Rhein-Neckar/Mannheim, 24. Juni 2013. (red) Vor gut einer Woche ist Chefredakteur Hardy Prothmann fast sich selbst „auf den ersten Blick“ aufgesessen, obwohl er eigentlich weiß, dass eine Bewertung auf den ersten Blick nicht immer den tatsächlichen Umständen entspricht. Die wahre Begebenheit ist ein Lehrstück, das bestimmt jedem mal so oder ähnlich widerfährt, wenn man bereit ist, eine Lektion erteilt zu bekommen.
Von Hardy Prothmann
Es ist spät, etwa 22:30 Uhr. Ich sitze noch in der Redaktion und bearbeite Texte.
Vor dem Haus versammeln sich rund zehn Jugendliche. Sie sind geschätzt zwischen 17 und 20 Jahre alt. Ein paar tragen eine „Batschkapp“, viele haben Piercings, rauchen, haben Alkohol dabei und trinken. Reden laut.
So eine Versammlung vor dem Haus habe ich hier noch nicht erlebt. Keinen von den Jugendlichen je gesehen. Ich bekomme Wortfetzen mit: „Wo sind wir hier?“ Mein erster Gedanke, weil die „hier falsch“ wirkten… Ist das vielleicht eine Facebook-Party? Zweiter Gedanke: Wie lange schaue ich zu, bis ich eine Ansage mache, dass sie stören?
Die jungen Leute laufen rein ins Haus und wieder raus. Telefonieren und gucken in Smart-Phones. Lachen. Irgendwie wirken sie aber gestresst. Ich höre: „…verletzte Person“. Ich denke: Ohja, das kann ja „lustig“ werden – haben sich jetzt zwei geprügelt oder sich jemand ins Koma gesoffen?

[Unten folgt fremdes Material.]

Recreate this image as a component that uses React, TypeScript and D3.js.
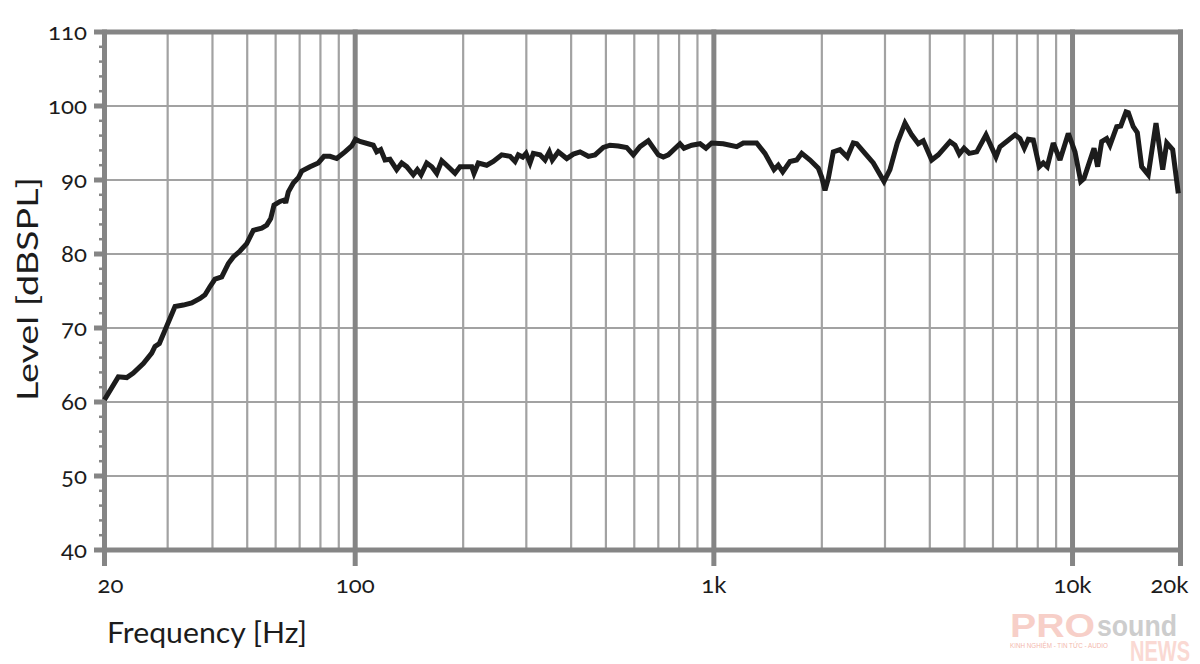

Ich rauche am Fenster. Einer guckt hoch und sagt: „Guten Abend, Entschuldigung, haben Sie vielleicht einen kalten Waschlappen? Im Haus sitzt eine alte Frau, die nicht mehr kann. Wohnt die hier?“
Unten wohnt tatsächlich eine ältere Frau, die schon mal vor ein paar Tagen kurz vor dem Haus umgekippt ist. Ich bringe den Lappen. Unten im Treppenhaus kümmern sich zwei junge Frauen um die ältere Dame.
Eine nimmt den Lappen, kühlt den Puls. Redet beruhigend auf die ältere Frau ein. Streichelt behutsam ihr Knie, spricht mit ihr, gibt ihr Aufmerksamkeit. Die Kumpels draußen haben einen Krankenwagen gerufen.
Die Sanitäter machen Ansprechtests, die alte Frau antwortet korrekt, wenn auch nuschelnd. Die Sanitäter können nichts machen, weil die Frau nicht ins Krankenhaus will. Nachdem die Frau es geschafft hat, in ihre Wohnung zu kommen, ziehen sie wieder ab.
Ich gehe raus zu den jungen Leuten und bedanke mich bei Ihnen für den Einsatz – meine Vorurteile hatten eine Lektion erteilt bekommen. Die jungen Leute waren nur zufällig in der Gegend, haben die alte Dame bemerkt und sie bis vor die Haustür getragen, sich gekümmert. Selbstverständlich.
Der Psychologe Paul Watzlawick beschreibt in der „Anleitung zum Unglücklichsein“ so genannte „self fulfilling prophecies“, sich selbst erfüllende Erwartungen. Vielleicht sollte jemand mal eine Anleitung zum Glücklichsein schreiben.
Ich jedenfalls habe mich für meine „Vorverurteilung“ geschämt und finde es sehr klasse, wie sich die jungen Leute um die alte Frau gekümmert haben. Respekt!